On the other hand, human-generated data is traditional data, which is collected by humans and can be anything from social media interactions, money transactions, how you interact with specific software, two-person conversations, invoice datasets, image collection, etc.
As the demand for high-quality data is increasing, we are witnessing two trends: people are pushing AI machines to generate synthetic data as close as possible to human-generated data and some people are insisting on human-generated data as they believe it has expression and realness to it.
So in this article, we will explore everything you need to know about human-generated data and synthetic data.
What is Human-generated Data or Real-world Data?
For starters, you are reading this article and Google is learning how much time you are spending on this website which will be used to improve SEO and overall user experience. In other words, human-generated data is nothing but data that is collected from people through various activities, including social media interactions, e-commerce transactions, surveys, sensor inputs, and more.
The most important part of the human-generated data is it represents real-world behaviors, opinions, and patterns, often captured in natural environments.
Here are some sources of human-generated data:
- Internet activity: How humans react to social media posts, clicks, searches, and reviews.
- Purchase history: Online shopping records, spending patterns, etc.
- Sensor data: Smart devices, IoT systems, and wearables.
- Feedback: Surveys, product reviews, interviews, call center conversations, and polls.
Pros and Cons of Human-generated
Pros:
- Real data: Human-generated data provides a true representation of how individuals think, act, and make decisions in real-world scenarios.
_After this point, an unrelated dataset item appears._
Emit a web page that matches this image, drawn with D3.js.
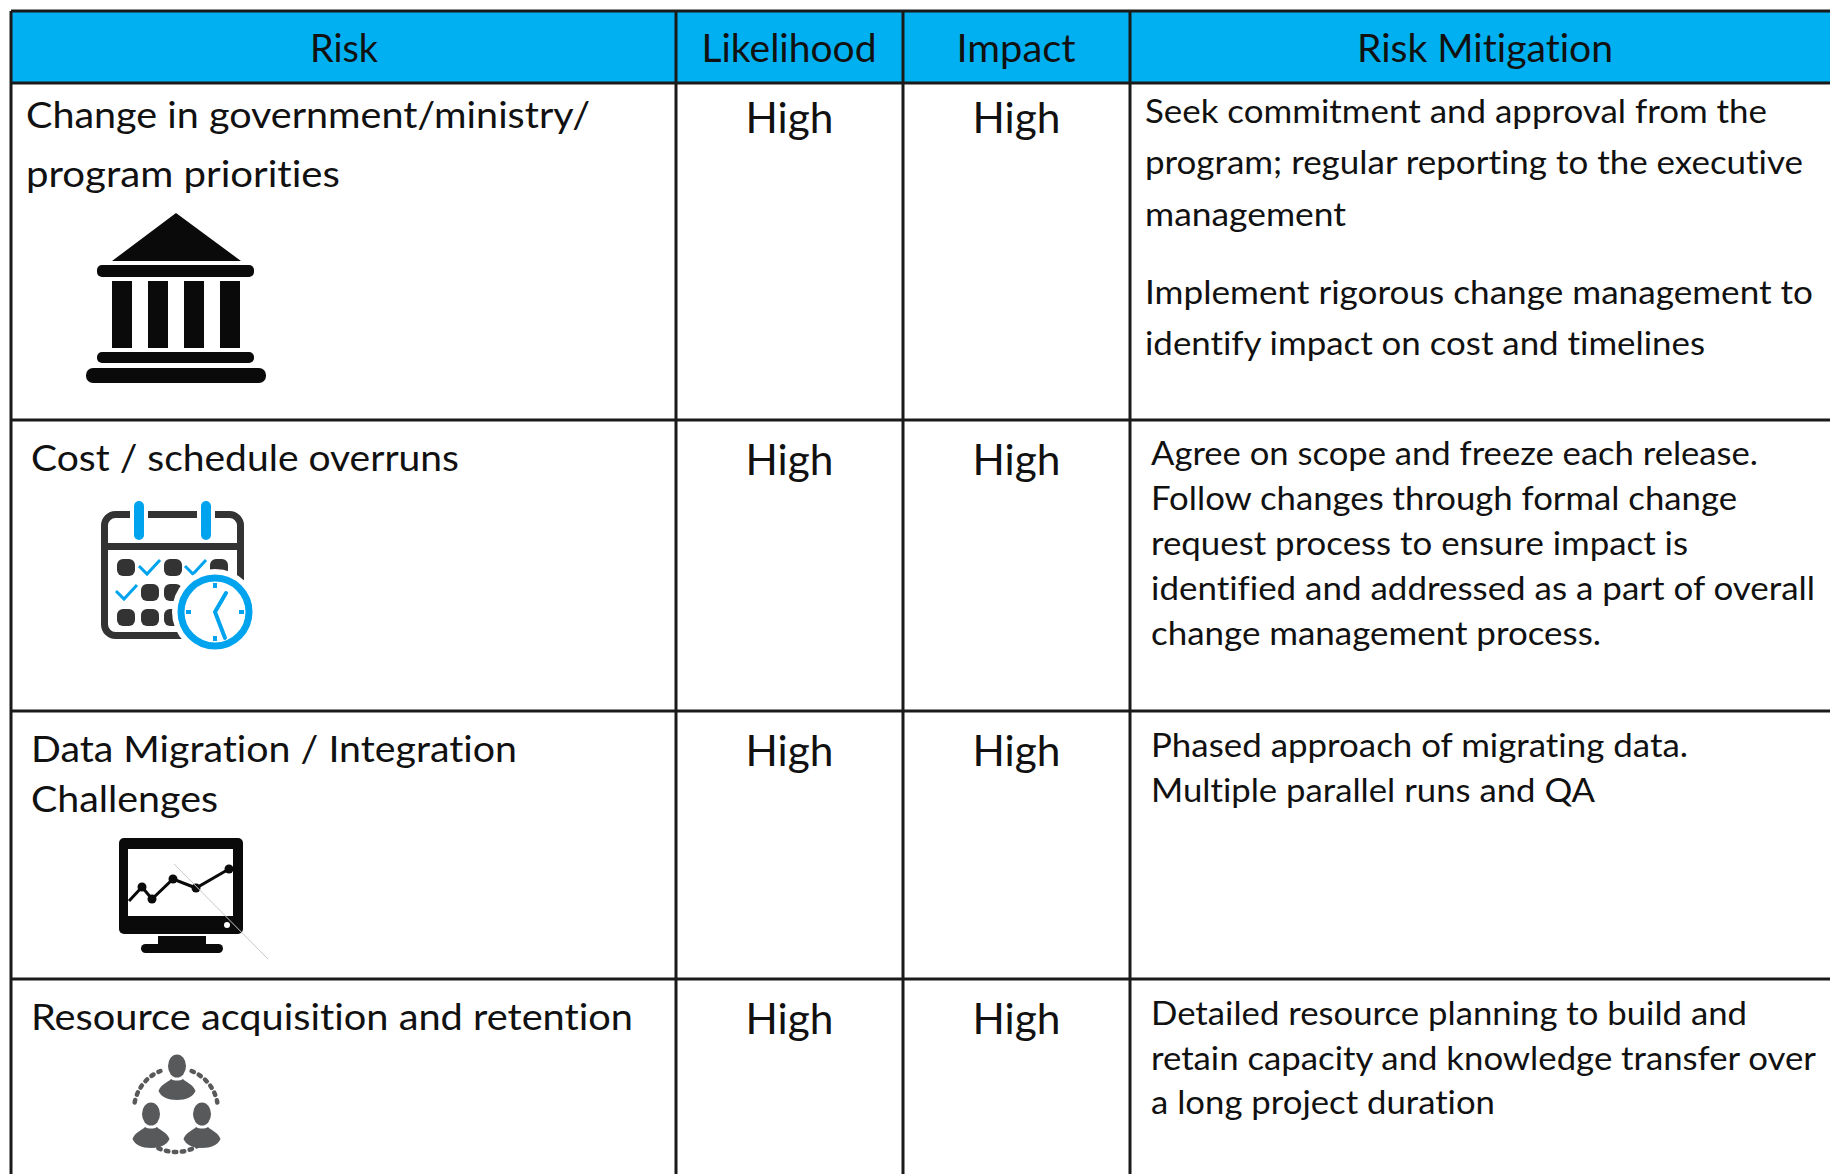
<!DOCTYPE html>
<html lang="en">
    <head>
        <meta charset="utf-8">
        <title>Risk table</title>
        <script src="https://d3js.org/d3.v7.min.js"></script>
        <style type="text/css">
           html, body { margin:0; padding:0; overflow:hidden; background:#fff }
           svg { display:block }
           text { font-family:Lato, "Open Sans", sans-serif; fill:#111; font-variant-ligatures:none }
        </style>
    </head>
    <body>
        <svg></svg>
        <script type="text/javascript">

          // table content
          var headers = ["Risk", "Likelihood", "Impact", "Risk Mitigation"];
          var risks = [
            ["Change in government/ministry/", "program priorities"],
            ["Cost / schedule overruns"],
            ["Data Migration / Integration", "Challenges"],
            ["Resource acquisition and retention"]
          ];
          var likelihood = ["High", "High", "High", "High"];
          var impact = ["High", "High", "High", "High"];
          var mitigation = [
            ["Seek commitment and approval from the", "program; regular reporting to the executive", "management",
             "Implement rigorous change management to", "identify impact on cost and timelines"],
            ["Agree on scope and freeze each release.", "Follow changes through formal change",
             "request process to ensure impact is", "identified and addressed as a part of overall",
             "change management process."],
            ["Phased approach of migrating data.", "Multiple parallel runs and QA"],
            ["Detailed resource planning to build and", "retain capacity and knowledge transfer over",
             "a long project duration"]
          ];

          // layout
          var width = 1830, height = 1174;
          var colEdges = [11, 676, 903, 1130, 1830];
          var rowEdges = [11, 83, 420, 711, 979, 1174];
          var headerX = [344, 789, 1016, 1485];
          var headerBase = 62, headerWidths = [68, 175, 119, 256];
          var riskX = [26, 31, 31, 31];
          var riskBase = [[128, 187], [471], [762, 812], [1030]];
          var riskWidths = [[564, 314], [428], [486, 187], [602]];
          var highBase = [133, 475, 766, 1034], highWidth = 88;
          var mitX = [1145, 1151, 1151, 1151];
          var mitBase = [[123, 174, 226, 304, 355], [465, 510, 555, 600, 645], [757, 802], [1025, 1070, 1114]];
          var mitWidths = [[622, 658, 201, 668, 560], [607, 586, 537, 664, 450], [537, 444], [596, 665, 344]];

          var svg = d3.select("svg").attr("width", width).attr("height", height);

          // header band
          svg.append("rect")
             .attr("x", colEdges[0]).attr("y", rowEdges[0])
             .attr("width", width - colEdges[0]).attr("height", rowEdges[1] - rowEdges[0])
             .attr("fill", "#00b0f0");

          // helper for one line of text
          function line(txt, x, y, size, w, anchor) {
            svg.append("text")
               .attr("x", x).attr("y", y)
               .attr("font-size", size)
               .attr("text-anchor", anchor || "start")
               .attr("textLength", w)
               .attr("lengthAdjust", "spacingAndGlyphs")
               .text(txt);
          }

          headers.forEach(function(h, i) {
            line(h, headerX[i], headerBase, 38, headerWidths[i], "middle");
          });

          risks.forEach(function(r, i) {
            r.forEach(function(t, j) { line(t, riskX[i], riskBase[i][j], 37, riskWidths[i][j]); });
            line(likelihood[i], (colEdges[1] + colEdges[2]) / 2, highBase[i], 42, highWidth, "middle");
            line(impact[i], (colEdges[2] + colEdges[3]) / 2, highBase[i], 42, highWidth, "middle");
            mitigation[i].forEach(function(t, j) { line(t, mitX[i], mitBase[i][j], 33, mitWidths[i][j]); });
          });

          // icons
          var black = "#0a0a0a", blue = "#00a3ee", dark = "#333", grey = "#58595b";

          function box(g, x0, y0, x1, y1, r, fill) {
            g.append("rect").attr("x", x0).attr("y", y0).attr("width", x1 - x0).attr("height", y1 - y0)
             .attr("rx", r).attr("fill", fill);
          }

          // bank
          var bank = svg.append("g");
          bank.append("path").attr("d", "M176,213L241,261H112Z").attr("fill", black);
          box(bank, 97, 265, 254, 277, 5, black);
          [112, 148, 184, 220].forEach(function(x) { box(bank, x, 281, x + 20, 348, 0, black); });
          box(bank, 97, 352, 254, 363, 5, black);
          box(bank, 86, 368, 266, 383, 7, black);

          // calendar with clock
          var cal = svg.append("g").attr("transform", "translate(0,1)");
          cal.append("rect").attr("x", 104.5).attr("y", 513.5).attr("width", 136).attr("height", 121).attr("rx", 11)
             .attr("fill", "none").attr("stroke", dark).attr("stroke-width", 7);
          box(cal, 130, 505, 148, 525, 0, "#fff");
          box(cal, 197, 505, 215, 525, 0, "#fff");
          box(cal, 134, 500, 144, 539, 5, blue);
          box(cal, 201, 500, 211, 539, 5, blue);
          box(cal, 104, 542, 241, 549, 0, dark);
          [[117, 558], [164, 558], [210, 558], [141, 583], [164, 583], [117, 608], [141, 608], [164, 608]].forEach(function(p) {
            box(cal, p[0], p[1], p[0] + 18, p[1] + 17, 6, dark);
          });
          ["M139,565L147,573L160,559", "M185,565L193,573L206,559", "M116,590L124,598L137,584"].forEach(function(d) {
            cal.append("path").attr("d", d).attr("fill", "none").attr("stroke", blue).attr("stroke-width", 3);
          });
          cal.append("circle").attr("cx", 215).attr("cy", 611).attr("r", 43).attr("fill", "#fff");
          cal.append("circle").attr("cx", 215).attr("cy", 611).attr("r", 34).attr("fill", "#fff")
             .attr("stroke", blue).attr("stroke-width", 7);
          cal.append("path").attr("d", "M226,592L215,611L225,637").attr("fill", "none")
             .attr("stroke", blue).attr("stroke-width", 4).attr("stroke-linecap", "round");
          ["M215,582v5", "M215,635v5", "M186,611h5", "M239,611h5"].forEach(function(d) {
            cal.append("path").attr("d", d).attr("stroke", blue).attr("stroke-width", 4);
          });

          // monitor with line chart
          var mon = svg.append("g").attr("transform", "translate(0,1)");
          box(mon, 119, 837, 243, 933, 5, black);
          box(mon, 128, 848, 233, 915, 0, "#fff");
          mon.append("circle").attr("cx", 227).attr("cy", 924).attr("r", 3).attr("fill", "#fff");
          box(mon, 158, 935, 206, 945, 0, black);
          box(mon, 141, 943, 223, 952, 4.5, black);
          var trend = [[129, 900], [142, 886], [152, 898], [173, 878], [196, 887], [229, 868]];
          mon.append("path").attr("d", d3.line()(trend)).attr("fill", "none")
             .attr("stroke", black).attr("stroke-width", 3);
          mon.selectAll("circle.pt").data(trend.slice(1)).enter().append("circle")
             .attr("class", "pt")
             .attr("cx", function(d) { return d[0]; }).attr("cy", function(d) { return d[1]; })
             .attr("r", 4.5).attr("fill", black);
          mon.append("path").attr("d", "M174,863L268,958").attr("stroke", "#c9c9c9").attr("stroke-width", 1);

          // people in a dotted ring
          var ppl = svg.append("g").attr("transform", "translate(176,1110)");
          [[-2.96, -1.95], [-1.19, -0.18], [0.8, 2.34]].forEach(function(a) {
            var p = d3.path();
            p.arc(0, 0, 42, a[0], a[1]);
            ppl.append("path").attr("d", p.toString()).attr("fill", "none").attr("stroke", grey)
               .attr("stroke-width", 4.5).attr("stroke-linecap", "round").attr("stroke-dasharray", "2.5 5.5");
          });
          [[1, -43], [-25, 5], [26, 5]].forEach(function(p) {
            var g = ppl.append("g").attr("transform", "translate(" + p[0] + "," + p[1] + ")");
            g.append("ellipse").attr("cx", 0).attr("cy", -1).attr("rx", 9).attr("ry", 11.5).attr("fill", grey);
            g.append("path").attr("d", "M-18.5,24C-16,17 -10,16 -6,12C-3,14 3,14 6,12C10,16 16,17 18.5,24C16,30 9,33 0,33C-9,33 -16,30 -18.5,24Z")
             .attr("fill", grey);
          });

          // grid on top of everything
          svg.selectAll("line.h").data(rowEdges.slice(0, 5)).enter().append("line")
             .attr("class", "h")
             .attr("x1", colEdges[0]).attr("x2", width)
             .attr("y1", function(d) { return d; }).attr("y2", function(d) { return d; })
             .attr("stroke", "#1a1a1a").attr("stroke-width", 3);
          svg.selectAll("line.v").data(colEdges.slice(0, 4)).enter().append("line")
             .attr("class", "v")
             .attr("x1", function(d) { return d; }).attr("x2", function(d) { return d; })
             .attr("y1", rowEdges[0]).attr("y2", height)
             .attr("stroke", "#1a1a1a").attr("stroke-width", 3);

        </script>
    </body>
</html>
This authenticity is invaluable, where understanding natural user interactions and preferences is essential to creating meaningful and engaging experiences.
- Context: The beauty of human-generated data is context which includes cultural, temporal, and situational nuances.
- Validation: The data is real and can easily be cross-checked with other data for accuracy (which you can not with synthetic data).
Cons:
- Cost and scalability: This is the biggest disadvantage of human-generated data as collecting the data from authentic sources is quite expensive and it can not scaled for data-specific tasks like machine learning.
- Privacy: The human-generated data might be sensitive and personal. If not handled properly, it might affect hundreds of people’s personal lives.
- Biases: Humans are biased and so does their generated data. Human-generated data can reflect societal biases and may lack diversity.